By Janis Campbell
We are wired for connection, yet many of us are living in an increasingly individualistic and isolated society. Isolation has only been exacerbated by the COVID-19 pandemic where we found ourselves needing to disconnect as a matter of survival. As difficult as this has been, it has given us the opportunity to find new ways of developing connections and a sense of belonging.
We know that being connected to others or to a community is good for wellbeing, yet it is not often part of discussions in most mental health service settings. Medical models of mental health care tend to focus on identifying and treating what is wrong instead of taking a holistic view of a person. There is an underlying presumption that people needing support for their mental wellbeing, are ill and in need of ongoing professional help. The recovery movement turns these types of assumptions upside down. Systems that are recovery-oriented are built upon recovery* principles that value strengths, inclusion, diversity, building community, and connection. The wisdom embedded in recovery processes is rooted in connection, strength, and hope. Peer Support is a great example of a recovery-oriented practice that builds community and supportive relationships among people with lived/living experiences of mental health challenges and/or their families. In fact, Peer Support is considered to be a core component of most recovery-oriented systems.
Recovery in Stepped Care 2.0 is conceptualized as a diverse set of principles, assumptions, values, and practices that aim to empower people experiencing mental health challenges, along with their families and communities. SC 2.0 models are holistic in nature and recognize the importance and strengths of individuals and communities. These ideas are interwoven throughout our work and can be seen in our guiding principles such as: All individuals have strength and capacity, and professionals do not carry all of the wisdom. Themes of recovery-oriented practice include client-centric care, hope, empowerment, and inclusion, as well as a focus on the social-determinants of health, human rights, interconnectedness, and self-determination. Recovery in SC 2.0 is understood to be a unique journey that looks different for each person and is guided by choice, preference and readiness.
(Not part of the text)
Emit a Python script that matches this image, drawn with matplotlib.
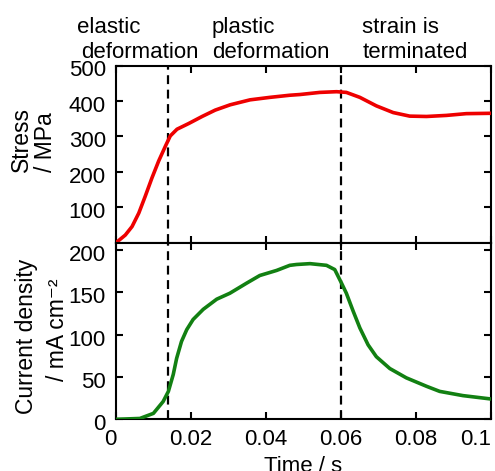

This opens access to a wide range of support and resources, both formal and informal, tailored to match the varying strengths and preferences of help-seekers. An organized gathering of peers, a book club, e-mental health tools, and professional psychological services are all considered equally valuable options in a SC 2.0 system.
Even with the challenges we currently live in, there is hope. I see sparks of hope everywhere! While the pandemic has increased general awareness of gaps that were already in our systems, there are good things coming out of this. Suddenly we are seeing a rise in the use of e-mental health platforms. This is becoming the norm for people who have access. Now, we can connect with others inside and outside of their home communities which addresses some major access issues. While e-mental health resources are not accessible or preferable to everyone, they have a significant role to play moving forward and I expect this to remain the case long after the threat of the pandemic is over.
*A note about language: There are many, diverse conceptualizations of recovery in mental health and substance use. It is important to remember that recovery is a construct. “It is an individual choice to self-identify with certain expressions or concepts, but human rights still apply to everyone, everywhere. Above all, a diagnosis or disability should never define a person. We are all individuals, with a unique social context, personality, autonomy, dreams, goals and aspirations and relationships with others” (World Health Organization, 2019, p. xxii).
World Health Organization QualityRights. (2019). Person-centred recovery planning for mental health and well-being self-help tool. Geneva, World Health Organization.